En se déclarant adversaire du PS et non d'Abdou Diouf,
Wade se permet d'organiser, à peine un an après son entrée
au gouvernement, des meetings très virulents à
l'égard des socialistes, en présence notamment de
représentants du PIT et d'And Jëf. Le PDS établit même
avec le PIT des listes de coalition dans certaines villes. Wade expose dans ses
discours son programme de 1996, qu'il intitule "les dix commandements du PDS",
ciblés sur des questions locales et régionales. Il prône la
propreté des villes, la bonne gestion des budgets municipaux et
régionaux, la création de multiples emplois, l'aide aux femmes et
aux personnes âgées, la construction d'écoles, le
développement d'activités sportives et culturelles
etc.82 Comme tous les autres candidats opposés au PS, il
dénonce la mauvaise gestion des villes, "infestées par des
saletés et des microbes" 83.
Pour donner du crédit à son engagement dans ces
élections, Abdoulaye Wade ne se présente pas dans sa
région natale - contrairement à Tanor Dieng, qui s'aligne
à Thiès - mais dans la plus intéressante politiquement et
économiquement : Dakar. Il justifie sa non-candidature dans son fief
naturel, Kébémer, par ces propos : "ma dimension et mes
capacités doivent être consacrées à une grande ville
comme Dakar. A Kébémer, j'aurais réglé les
problèmes en huit jours" 84.
A l'arrogance wadiste se joint des projets ambitieux,
déjà avancés mais refusés par le gouvernement. Il
propose la création d'un nouvel aéroport à Keur Massar,
près de Dakar. L'objectif de ce grand chantier est de relancer
l'économie sénégalaise et créer de nombreux
emplois. Néanmoins, la crédibilité de son projet
s'essouffle lorsqu'il déclare vouloir reconvertir l'ancien
aéroport de Dakar, rebaptisé depuis quelques semaines
Léopold Sédar Senghor... en Champs Elysées
sénégalais et en centre financier.
Ces propositions font réagir Ousmane Tanor Dieng.

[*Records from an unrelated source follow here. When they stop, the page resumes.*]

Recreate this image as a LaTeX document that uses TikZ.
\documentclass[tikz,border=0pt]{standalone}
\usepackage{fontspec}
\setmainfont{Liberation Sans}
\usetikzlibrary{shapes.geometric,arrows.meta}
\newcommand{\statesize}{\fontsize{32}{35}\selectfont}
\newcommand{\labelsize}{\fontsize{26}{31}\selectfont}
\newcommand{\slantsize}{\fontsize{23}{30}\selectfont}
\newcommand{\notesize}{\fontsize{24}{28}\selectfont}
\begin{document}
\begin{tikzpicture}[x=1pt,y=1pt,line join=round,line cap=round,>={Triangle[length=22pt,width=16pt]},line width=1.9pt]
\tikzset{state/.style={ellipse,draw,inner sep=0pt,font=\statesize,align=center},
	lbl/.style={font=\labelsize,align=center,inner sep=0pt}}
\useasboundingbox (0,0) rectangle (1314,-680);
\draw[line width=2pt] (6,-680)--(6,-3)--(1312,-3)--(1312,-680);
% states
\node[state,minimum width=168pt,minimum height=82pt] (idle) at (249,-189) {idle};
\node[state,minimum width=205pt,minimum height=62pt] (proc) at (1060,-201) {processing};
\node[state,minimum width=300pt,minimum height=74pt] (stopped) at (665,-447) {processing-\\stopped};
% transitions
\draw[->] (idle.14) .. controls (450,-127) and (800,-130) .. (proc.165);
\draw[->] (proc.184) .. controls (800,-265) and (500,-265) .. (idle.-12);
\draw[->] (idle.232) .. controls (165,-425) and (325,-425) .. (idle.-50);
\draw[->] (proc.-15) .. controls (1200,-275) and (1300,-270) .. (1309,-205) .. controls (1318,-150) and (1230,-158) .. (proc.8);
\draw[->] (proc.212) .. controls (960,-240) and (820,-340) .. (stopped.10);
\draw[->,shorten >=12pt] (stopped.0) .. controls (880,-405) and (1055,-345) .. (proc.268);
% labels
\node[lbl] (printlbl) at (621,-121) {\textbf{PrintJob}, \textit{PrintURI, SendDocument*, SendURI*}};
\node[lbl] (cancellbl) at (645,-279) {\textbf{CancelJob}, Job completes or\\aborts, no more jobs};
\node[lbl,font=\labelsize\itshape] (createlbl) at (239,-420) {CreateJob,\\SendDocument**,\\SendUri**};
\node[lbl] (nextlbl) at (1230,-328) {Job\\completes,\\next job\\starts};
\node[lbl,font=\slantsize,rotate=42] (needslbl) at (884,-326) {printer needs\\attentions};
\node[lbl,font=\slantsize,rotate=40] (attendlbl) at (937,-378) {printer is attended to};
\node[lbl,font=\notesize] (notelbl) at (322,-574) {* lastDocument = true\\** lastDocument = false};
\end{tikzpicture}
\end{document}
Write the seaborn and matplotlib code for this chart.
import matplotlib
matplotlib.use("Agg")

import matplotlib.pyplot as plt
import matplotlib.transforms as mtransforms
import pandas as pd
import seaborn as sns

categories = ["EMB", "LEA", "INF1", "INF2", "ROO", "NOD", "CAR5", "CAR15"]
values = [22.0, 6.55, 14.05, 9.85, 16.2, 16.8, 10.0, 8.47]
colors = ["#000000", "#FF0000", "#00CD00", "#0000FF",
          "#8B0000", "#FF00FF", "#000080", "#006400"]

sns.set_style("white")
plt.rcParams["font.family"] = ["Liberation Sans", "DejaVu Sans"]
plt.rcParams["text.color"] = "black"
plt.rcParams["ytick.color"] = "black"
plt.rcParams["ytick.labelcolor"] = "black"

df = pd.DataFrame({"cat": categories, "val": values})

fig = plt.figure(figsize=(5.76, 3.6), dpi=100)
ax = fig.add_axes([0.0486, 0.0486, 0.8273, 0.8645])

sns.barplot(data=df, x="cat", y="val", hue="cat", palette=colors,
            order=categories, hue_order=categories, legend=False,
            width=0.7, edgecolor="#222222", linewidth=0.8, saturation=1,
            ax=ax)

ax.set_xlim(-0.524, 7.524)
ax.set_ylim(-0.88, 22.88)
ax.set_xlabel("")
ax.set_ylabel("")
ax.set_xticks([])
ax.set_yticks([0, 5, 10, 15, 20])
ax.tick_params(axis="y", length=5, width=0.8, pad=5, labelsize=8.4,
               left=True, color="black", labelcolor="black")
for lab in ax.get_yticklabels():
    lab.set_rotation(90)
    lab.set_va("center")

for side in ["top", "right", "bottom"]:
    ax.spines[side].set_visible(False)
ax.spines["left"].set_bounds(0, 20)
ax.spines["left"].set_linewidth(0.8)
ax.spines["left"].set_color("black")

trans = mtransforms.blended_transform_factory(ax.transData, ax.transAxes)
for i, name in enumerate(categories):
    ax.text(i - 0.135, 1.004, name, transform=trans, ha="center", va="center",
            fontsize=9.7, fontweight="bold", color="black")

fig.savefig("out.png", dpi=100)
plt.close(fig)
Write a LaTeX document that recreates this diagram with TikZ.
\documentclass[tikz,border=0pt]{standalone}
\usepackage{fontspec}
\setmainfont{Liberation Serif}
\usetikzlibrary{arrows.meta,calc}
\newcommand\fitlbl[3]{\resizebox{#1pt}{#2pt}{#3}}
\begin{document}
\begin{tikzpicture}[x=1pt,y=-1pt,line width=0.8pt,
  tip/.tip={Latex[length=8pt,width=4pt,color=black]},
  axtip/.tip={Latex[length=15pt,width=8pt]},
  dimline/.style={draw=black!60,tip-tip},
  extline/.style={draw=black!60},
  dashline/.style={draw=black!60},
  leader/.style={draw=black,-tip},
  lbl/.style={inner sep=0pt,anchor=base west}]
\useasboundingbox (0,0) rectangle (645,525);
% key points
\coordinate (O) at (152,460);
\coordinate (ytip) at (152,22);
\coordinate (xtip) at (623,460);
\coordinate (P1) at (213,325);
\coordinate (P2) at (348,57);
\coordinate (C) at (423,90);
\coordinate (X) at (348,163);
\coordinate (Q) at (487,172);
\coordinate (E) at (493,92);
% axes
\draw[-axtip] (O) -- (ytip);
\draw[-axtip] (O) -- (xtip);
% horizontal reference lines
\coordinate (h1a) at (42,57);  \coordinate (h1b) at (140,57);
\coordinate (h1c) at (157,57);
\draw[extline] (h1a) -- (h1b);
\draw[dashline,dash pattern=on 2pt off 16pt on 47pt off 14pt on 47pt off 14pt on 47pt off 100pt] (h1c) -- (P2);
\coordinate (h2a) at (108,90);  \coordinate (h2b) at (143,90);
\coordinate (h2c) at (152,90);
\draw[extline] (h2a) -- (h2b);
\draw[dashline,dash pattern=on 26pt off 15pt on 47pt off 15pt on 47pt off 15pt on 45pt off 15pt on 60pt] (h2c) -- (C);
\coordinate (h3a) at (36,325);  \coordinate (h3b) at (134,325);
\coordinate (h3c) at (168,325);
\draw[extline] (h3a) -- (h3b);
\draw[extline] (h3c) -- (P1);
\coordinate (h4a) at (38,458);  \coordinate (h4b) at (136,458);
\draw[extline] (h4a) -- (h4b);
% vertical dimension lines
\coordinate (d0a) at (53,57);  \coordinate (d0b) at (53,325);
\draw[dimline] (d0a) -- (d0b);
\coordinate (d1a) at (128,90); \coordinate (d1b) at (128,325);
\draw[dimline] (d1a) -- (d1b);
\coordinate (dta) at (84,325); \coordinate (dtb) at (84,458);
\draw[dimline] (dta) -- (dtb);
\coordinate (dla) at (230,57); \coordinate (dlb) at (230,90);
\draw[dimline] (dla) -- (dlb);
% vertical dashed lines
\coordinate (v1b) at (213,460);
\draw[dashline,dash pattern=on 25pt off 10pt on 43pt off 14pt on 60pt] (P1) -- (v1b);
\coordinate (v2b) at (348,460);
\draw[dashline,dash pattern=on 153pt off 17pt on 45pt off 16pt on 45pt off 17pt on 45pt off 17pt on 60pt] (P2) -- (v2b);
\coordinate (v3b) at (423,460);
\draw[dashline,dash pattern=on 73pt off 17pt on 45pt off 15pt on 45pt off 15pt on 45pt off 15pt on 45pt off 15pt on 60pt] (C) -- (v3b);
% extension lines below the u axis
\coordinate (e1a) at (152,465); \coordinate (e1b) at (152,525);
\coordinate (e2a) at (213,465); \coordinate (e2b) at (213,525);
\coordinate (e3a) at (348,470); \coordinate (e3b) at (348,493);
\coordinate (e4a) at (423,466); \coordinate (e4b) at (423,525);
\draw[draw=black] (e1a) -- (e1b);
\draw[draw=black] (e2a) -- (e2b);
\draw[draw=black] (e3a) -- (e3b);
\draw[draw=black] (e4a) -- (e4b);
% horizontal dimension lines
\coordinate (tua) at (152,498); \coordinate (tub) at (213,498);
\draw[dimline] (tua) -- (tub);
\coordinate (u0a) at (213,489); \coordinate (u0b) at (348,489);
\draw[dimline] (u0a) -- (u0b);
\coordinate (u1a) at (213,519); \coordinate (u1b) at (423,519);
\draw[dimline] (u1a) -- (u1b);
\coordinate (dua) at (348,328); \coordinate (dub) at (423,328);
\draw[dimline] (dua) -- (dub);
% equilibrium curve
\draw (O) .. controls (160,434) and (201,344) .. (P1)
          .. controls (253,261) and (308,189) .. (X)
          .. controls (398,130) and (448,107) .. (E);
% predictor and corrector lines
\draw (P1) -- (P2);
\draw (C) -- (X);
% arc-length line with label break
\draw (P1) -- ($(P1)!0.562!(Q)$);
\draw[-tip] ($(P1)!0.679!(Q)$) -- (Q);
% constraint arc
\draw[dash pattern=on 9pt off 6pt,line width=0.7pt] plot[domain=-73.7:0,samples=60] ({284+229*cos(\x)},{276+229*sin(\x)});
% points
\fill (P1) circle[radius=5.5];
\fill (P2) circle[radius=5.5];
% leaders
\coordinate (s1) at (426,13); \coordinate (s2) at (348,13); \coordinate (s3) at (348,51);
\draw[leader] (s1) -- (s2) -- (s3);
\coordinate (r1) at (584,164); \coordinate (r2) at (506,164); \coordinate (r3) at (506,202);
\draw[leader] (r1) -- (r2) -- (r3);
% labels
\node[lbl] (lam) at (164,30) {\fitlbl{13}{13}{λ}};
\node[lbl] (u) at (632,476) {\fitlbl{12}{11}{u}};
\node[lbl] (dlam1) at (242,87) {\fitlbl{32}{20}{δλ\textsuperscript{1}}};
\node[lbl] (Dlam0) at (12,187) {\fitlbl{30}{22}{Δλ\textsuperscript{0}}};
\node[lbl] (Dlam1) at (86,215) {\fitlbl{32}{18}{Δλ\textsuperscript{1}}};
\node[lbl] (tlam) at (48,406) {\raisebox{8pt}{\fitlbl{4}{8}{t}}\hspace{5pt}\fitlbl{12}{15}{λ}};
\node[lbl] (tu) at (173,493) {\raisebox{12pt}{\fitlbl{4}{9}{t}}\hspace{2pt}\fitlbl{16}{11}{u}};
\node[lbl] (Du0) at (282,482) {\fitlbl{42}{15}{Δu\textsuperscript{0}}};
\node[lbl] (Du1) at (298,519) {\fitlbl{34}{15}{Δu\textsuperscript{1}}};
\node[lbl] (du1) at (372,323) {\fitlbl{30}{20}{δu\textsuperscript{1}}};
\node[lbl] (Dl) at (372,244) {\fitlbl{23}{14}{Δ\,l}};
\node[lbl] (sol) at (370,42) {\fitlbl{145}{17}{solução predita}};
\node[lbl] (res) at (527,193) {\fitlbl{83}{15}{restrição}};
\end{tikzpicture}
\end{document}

Alors qu'Abdou Diouf n'a jamais eu pour habitude de répondre aux propos
wadistes, 1988 excepté, le ministre-directeur de cabinet impose son
style et adopte un ton offensif, voire agressif, à l'égard du
ministre d'Etat. Il minimise notamment l'influence libérale à
Dakar, clamant que la victoire PDS de 1993 dans la capitale n'a
été le fruit que... de multiples fraudes : "ce sont les
fraudes par ordonnances de votes qui ont fait gagner au PDS les villes de Dakar
et Thiès" 85.
Raillant les alliances du PDS avec l'opposition -
"zéro plus zéro égale zéro (...) ils ont beau
se coaliser, cela ne nous inquiète pas, mais nous amuse plutôt"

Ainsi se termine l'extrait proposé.